The agency’s founder, Gord McMillan, said this week the settlement was a “huge relief.” But he also acknowledged that many ex-employees still feel angry and frustrated that they won’t receive the full compensation they were entitled to.
“Even if we could have gotten to 100 per cent (severance and termination pay), it’s still painful to be out of a job,” he said. “There’s no easy way to sugar-coat it. They lost their job at a terrible time of the year.”
A number of former McMillan employees who were contacted by OBJ did not reply to emails or refused to comment on the proposal.
“There’s no easy way to sugar-coat it. They lost their job at a terrible time of the year.”
McMillan, who said he opted not to make a personal claim on about a million dollars in retained earnings he’s owed by the company, stepped away from the agency’s day-to-day operations in November 2018.
By then, the 23-year-old firm had become known as a bit of an outlier in the Ottawa advertising industry for eschewing government contracts in favour of chasing private-sector clients from around the world.
McMillan brought in a new CEO, veteran Montreal ad exec Pierre Paul Samson, in late 2018 in an effort to ramp up that global push. Instead, the company’s revenues shrank, and the firm began laying workers off or losing them to competitors when projects started drying up.
“I really didn’t know how to take (the business) any further,” McMillan said. “Essentially, the vision was to make it grow further and even to have a U.S. office. I don’t know what to tell you – it just didn’t work out.”
He blamed part of the agency’s decline on its failure to adapt to a changing industry. Many of McMillan’s longtime clients had begun bringing marketing projects such as social media campaigns in-house, a trend he conceded the Ottawa company didn’t pick up on quickly enough.
“You might have an account that’s very pleased with you, but they’re just not spending as much,” he said. “I think here we took too long to make an adjustment to the new reality.”

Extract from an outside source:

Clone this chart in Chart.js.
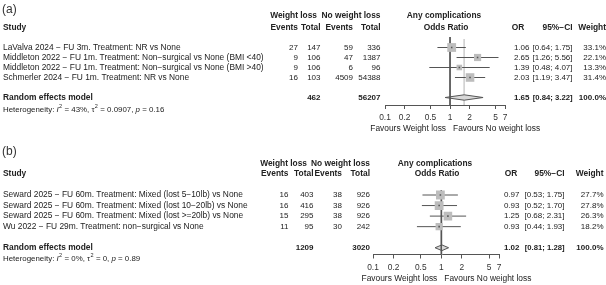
<!DOCTYPE html>
<html>
<head>
<meta charset="utf-8">
<script src="https://cdn.jsdelivr.net/npm/chart.js@4.4.0/dist/chart.umd.min.js"></script>
<style>
  html, body { margin: 0; padding: 0; background: #fff; }
  #wrap { position: relative; width: 606px; height: 285px; overflow: hidden; }
  canvas { position: absolute; left: 0; }
</style>
</head>
<body>
<div id="wrap">
  <canvas id="forestA" width="606" height="140" style="top:0"></canvas>
  <canvas id="forestB" width="606" height="145" style="top:140px"></canvas>
</div>
<script>
const FONT = '"Liberation Sans", Arial, Helvetica, sans-serif';
const TXT = '#222';
const FS = 8.4;   // labels
const FN = 8;     // numbers

// x axis ticks (odds ratio, log scale)
const tickVals = [0.1, 0.2, 0.5, 1, 2, 5, 7];

// panel (a)
const studiesA = [
    'LaValva 2024 \u2212 FU 3m. Treatment: NR vs None',
    'Middleton 2022 \u2212 FU 1m. Treatment: Non\u2212surgical vs None (BMI <40)',
    'Middleton 2022 \u2212 FU 1m. Treatment: Non\u2212surgical vs None (BMI >40)',
    'Schmerler 2024 \u2212 FU 1m. Treatment: NR vs None'
];
const eventsWlA = [27, 9, 9, 16];
const totalWlA = [147, 106, 106, 103];
const eventsNoA = [59, 47, 6, 4509];
const totalNoA = [336, 1387, 96, 54388];
const orA = [1.06, 2.65, 1.39, 2.03];
const lowerA = [0.64, 1.26, 0.48, 1.19];
const upperA = [1.75, 5.56, 4.07, 3.47];
const weightA = [33.1, 22.1, 13.3, 31.4];
const pooledA = [1.65, 0.84, 3.22];   // OR, lower, upper
const totalsA = [462, 56207];
const hetA = ['43%', '0.0907', '0.16']; // I2, tau2, p

// panel (b)
const studiesB = [
    'Seward 2025 \u2212 FU 60m. Treatment: Mixed (lost 5\u221210lb) vs None',
    'Seward 2025 \u2212 FU 60m. Treatment: Mixed (lost 10\u221220lb) vs None',
    'Seward 2025 \u2212 FU 60m. Treatment: Mixed (lost >=20lb) vs None',
    'Wu 2022 \u2212 FU 29m. Treatment: non\u2212surgical vs None'
];
const eventsWlB = [16, 16, 15, 11];
const totalWlB = [403, 416, 295, 95];
const eventsNoB = [38, 38, 38, 30];
const totalNoB = [926, 926, 926, 242];
const orB = [0.97, 0.93, 1.25, 0.93];
const lowerB = [0.53, 0.52, 0.68, 0.44];
const upperB = [1.75, 1.70, 2.31, 1.93];
const weightB = [27.7, 27.8, 26.3, 18.2];
const pooledB = [1.02, 0.81, 1.28];
const totalsB = [1209, 3020];
const hetB = ['0%', '0', '0.89'];

// layout of each panel (pixels inside its canvas)
const layA = {
    tag: '(a)', tagY: 10, groupY: 16, headY: 27.5, hetY: 109.5, favY: 128.5,
    left: 385, right: 505, top: 37, height: 140, axisH: 35, yMin: -1.05, yMax: 5.75,
    col: { evWl: 298, totWl: 320.5, evNo: 353, totNo: 380.5, or: 529.5, ci: 572.5, wt: 606 },
    head: { grpWl: 317, anyC: 444, oddsR: 446, orC: 518 }
};
const layB = {
    tag: '(b)', tagY: 11.5, groupY: 24, headY: 34, hetY: 118.5, favY: 139,
    left: 373, right: 499, top: 50, height: 145, axisH: 30.5, yMin: -0.474, yMax: 5.64,
    col: { evWl: 288.5, totWl: 313.5, evNo: 342, totNo: 370, or: 519.5, ci: 564.5, wt: 603.5 },
    head: { grpWl: 307, anyC: 435, oddsR: 437, orC: 511 }
};

function txt(ctx, s, x, y, align, bold, size) {
    ctx.font = (bold ? 'bold ' : '') + (size || FS) + 'px ' + FONT;
    ctx.textAlign = align || 'left';
    ctx.textBaseline = 'middle';
    ctx.fillStyle = TXT;
    ctx.fillText(s, x, y);
}

// Heterogeneity line with italic I, p and superscripts
function drawHet(ctx, het, x, y) {
    let parts = [
        ['Heterogeneity: ', ''], ['I', 'italic '], ['2', 'sup'], [' = ' + het[0] + ', ', ''],
        ['\u03c4', ''], ['2', 'sup'], [' = ' + het[1] + ', ', ''], ['p', 'italic '], [' = ' + het[2], '']
    ];
    ctx.textAlign = 'left';
    ctx.textBaseline = 'middle';
    ctx.fillStyle = TXT;
    parts.forEach(([s, st]) => {
        if (st === 'sup') {
            ctx.font = '5.5px ' + FONT;
            ctx.fillText(s, x + 0.3, y - 2.8);
        } else {
            ctx.font = st + '7.9px ' + FONT;
            ctx.fillText(s, x, y);
        }
        x += ctx.measureText(s).width + (st === 'sup' ? 0.5 : 0);
    });
}

function makeForest(id, d, lay) {
    const poolRow = 5;
    const maxW = Math.max(...d.weight);
    const pts = d.or.map((v, i) => ({ x: v, y: i }));
    const [est, lo, hi] = d.pooled;
    let datasets = [];

    // centre dots and weighted squares
    datasets.push({ data: pts, pointStyle: 'rect', pointRadius: 1.1, backgroundColor: '#555', borderWidth: 0, order: 0 });
    datasets.push({
        data: pts, pointStyle: 'rect', backgroundColor: '#bdbdbd', borderWidth: 0, order: 1,
        pointRadius: d.weight.map(w => 8.8 * Math.sqrt(w / maxW) / Math.SQRT2)
    });
    // line of no effect
    datasets.push({ data: [{ x: 1, y: lay.yMin }, { x: 1, y: lay.yMax }], showLine: true, borderColor: '#555', borderWidth: 1, pointRadius: 0, order: 2 });
    // pooled diamond
    datasets.push({
        data: [{ x: lo, y: poolRow }, { x: est, y: poolRow - 0.27 }, { x: hi, y: poolRow }, { x: est, y: poolRow + 0.27 }, { x: lo, y: poolRow }],
        showLine: true, fill: 'shape', backgroundColor: '#d8d8d8', borderColor: '#555', borderWidth: 1, pointRadius: 0, order: 3
    });
    // confidence intervals
    d.lower.forEach((l, i) => {
        datasets.push({ data: [{ x: l, y: i }, { x: d.upper[i], y: i }], showLine: true, borderColor: '#555', borderWidth: 1, pointRadius: 0, order: 4 });
    });
    // pooled estimate line
    datasets.push({ data: [{ x: est, y: lay.yMin + 0.2 }, { x: est, y: lay.yMax }], showLine: true, borderColor: '#d2d2d2', borderWidth: 1, pointRadius: 0, order: 6 });

    const textPlugin = {
        id: 'forestText',
        afterDraw(chart) {
            const ctx = chart.ctx;
            const ys = chart.scales.y;
            const xs = chart.scales.x;
            const c = lay.col, h = lay.head;
            ctx.save();
            // panel tag
            ctx.font = '12px ' + FONT;
            ctx.textAlign = 'left';
            ctx.textBaseline = 'middle';
            ctx.fillStyle = '#333';
            ctx.fillText(lay.tag, 2, lay.tagY);
            // headers
            txt(ctx, 'Weight loss', h.grpWl, lay.groupY, 'right', true);
            txt(ctx, 'No weight loss', c.totNo, lay.groupY, 'right', true);
            txt(ctx, 'Any complications', h.anyC, lay.groupY, 'center', true);
            txt(ctx, 'Study', 3, lay.headY, 'left', true);
            txt(ctx, 'Events', c.evWl, lay.headY, 'right', true);
            txt(ctx, 'Total', c.totWl, lay.headY, 'right', true);
            txt(ctx, 'Events', c.evNo, lay.headY, 'right', true);
            txt(ctx, 'Total', c.totNo, lay.headY, 'right', true);
            txt(ctx, 'Odds Ratio', h.oddsR, lay.headY, 'center', true);
            txt(ctx, 'OR', h.orC, lay.headY, 'center', true);
            txt(ctx, '95%\u2212CI', c.ci, lay.headY, 'right', true);
            txt(ctx, 'Weight', c.wt, lay.headY, 'right', true);
            // study rows
            d.studies.forEach((s, i) => {
                const y = ys.getPixelForValue(i);
                txt(ctx, s, 3, y);
                txt(ctx, String(d.evWl[i]), c.evWl, y, 'right', false, FN);
                txt(ctx, String(d.totWl[i]), c.totWl, y, 'right', false, FN);
                txt(ctx, String(d.evNo[i]), c.evNo, y, 'right', false, FN);
                txt(ctx, String(d.totNo[i]), c.totNo, y, 'right', false, FN);
                txt(ctx, d.or[i].toFixed(2), c.or, y, 'right', false, FN);
                txt(ctx, '[' + d.lower[i].toFixed(2) + '; ' + d.upper[i].toFixed(2) + ']', c.ci, y, 'right', false, FN);
                txt(ctx, d.weight[i].toFixed(1) + '%', c.wt, y, 'right', false, FN);
            });
            // pooled row
            const yp = ys.getPixelForValue(poolRow);
            txt(ctx, 'Random effects model', 3, yp, 'left', true);
            txt(ctx, String(d.totals[0]), c.totWl, yp, 'right', true, FN);
            txt(ctx, String(d.totals[1]), c.totNo, yp, 'right', true, FN);
            txt(ctx, est.toFixed(2), c.or, yp, 'right', true, FN);
            txt(ctx, '[' + lo.toFixed(2) + '; ' + hi.toFixed(2) + ']', c.ci, yp, 'right', true, 7.7);
            txt(ctx, '100.0%', c.wt, yp, 'right', true, FN);
            drawHet(ctx, d.het, 3, lay.hetY);
            // favours labels
            const x1 = xs.getPixelForValue(1);
            txt(ctx, 'Favours Weight loss', x1 - 4, lay.favY, 'right');
            txt(ctx, 'Favours No weight loss', x1 + 3, lay.favY, 'left');
            ctx.restore();
        }
    };

    return new Chart(document.getElementById(id), {
        type: 'scatter',
        data: { datasets: datasets },
        options: {
            responsive: false,
            animation: false,
            devicePixelRatio: 1,
            events: [],
            layout: { padding: { left: lay.left, right: 606 - lay.right, top: lay.top, bottom: 0 } },
            plugins: { legend: { display: false }, tooltip: { enabled: false } },
            scales: {
                x: {
                    type: 'logarithmic', min: 0.1, max: 7,
                    afterBuildTicks: s => { s.ticks = tickVals.map(v => ({ value: v })); },
                    afterFit: s => { s.height = lay.axisH; },
                    grid: { drawOnChartArea: false, drawTicks: true, tickLength: 4, color: '#555', lineWidth: 1 },
                    border: { display: true, color: '#555', width: 1 },
                    ticks: {
                        autoSkip: false, maxRotation: 0, padding: 4, color: '#333',
                        font: { family: FONT, size: FS },
                        callback: v => String(v)
                    }
                },
                y: { type: 'linear', reverse: true, min: lay.yMin, max: lay.yMax, display: false }
            }
        },
        plugins: [textPlugin]
    });
}

makeForest('forestA', {
    studies: studiesA, evWl: eventsWlA, totWl: totalWlA, evNo: eventsNoA, totNo: totalNoA,
    or: orA, lower: lowerA, upper: upperA, weight: weightA, pooled: pooledA, totals: totalsA, het: hetA
}, layA);
makeForest('forestB', {
    studies: studiesB, evWl: eventsWlB, totWl: totalWlB, evNo: eventsNoB, totNo: totalNoB,
    or: orB, lower: lowerB, upper: upperB, weight: weightB, pooled: pooledB, totals: totalsB, het: hetB
}, layB);
</script>
</body>
</html>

U.S. software maker Commvault’s decision in November to take most of its business to a rival firm was “the straw that broke the camel's back,” McMillan added. The New Jersey tech company had accounted for about a quarter of the agency’s revenues in the last few years, and McMillan hadn’t lured any other blue-chip clients to make up for its loss.
“None of the initiatives were ultimately paying off,” said McMillan, who has retaken the reins of management. “If I had stuck around, would it have been any different? I can’t answer that. What I can say is that the efforts weren’t paying off in terms of revenue. We really didn’t have a lot of choices by the time November came around.”
McMillan said the agency – which has moved out of its former office on Sussex Drive and now shares space on nearby George Street with tech firm PageCloud – is looking to regroup with a leaner team and a more agile business model.
The company now has 10 full-time employees and one part-timer assisted by about half a dozen freelancers. It still has a “solid base of clients” and plans to hire a senior designer, senior writer and a production artist in the near future, McMillan said, though he added it will likely never reach its former heights.
The longtime executive said that as the firm’s founder and major shareholder, he’s the person who was most responsible for its declining financial performance.
“When you start a business, when you’re an owner, whether you’ve stepped away from it or not, you’re ultimately accountable,” he said.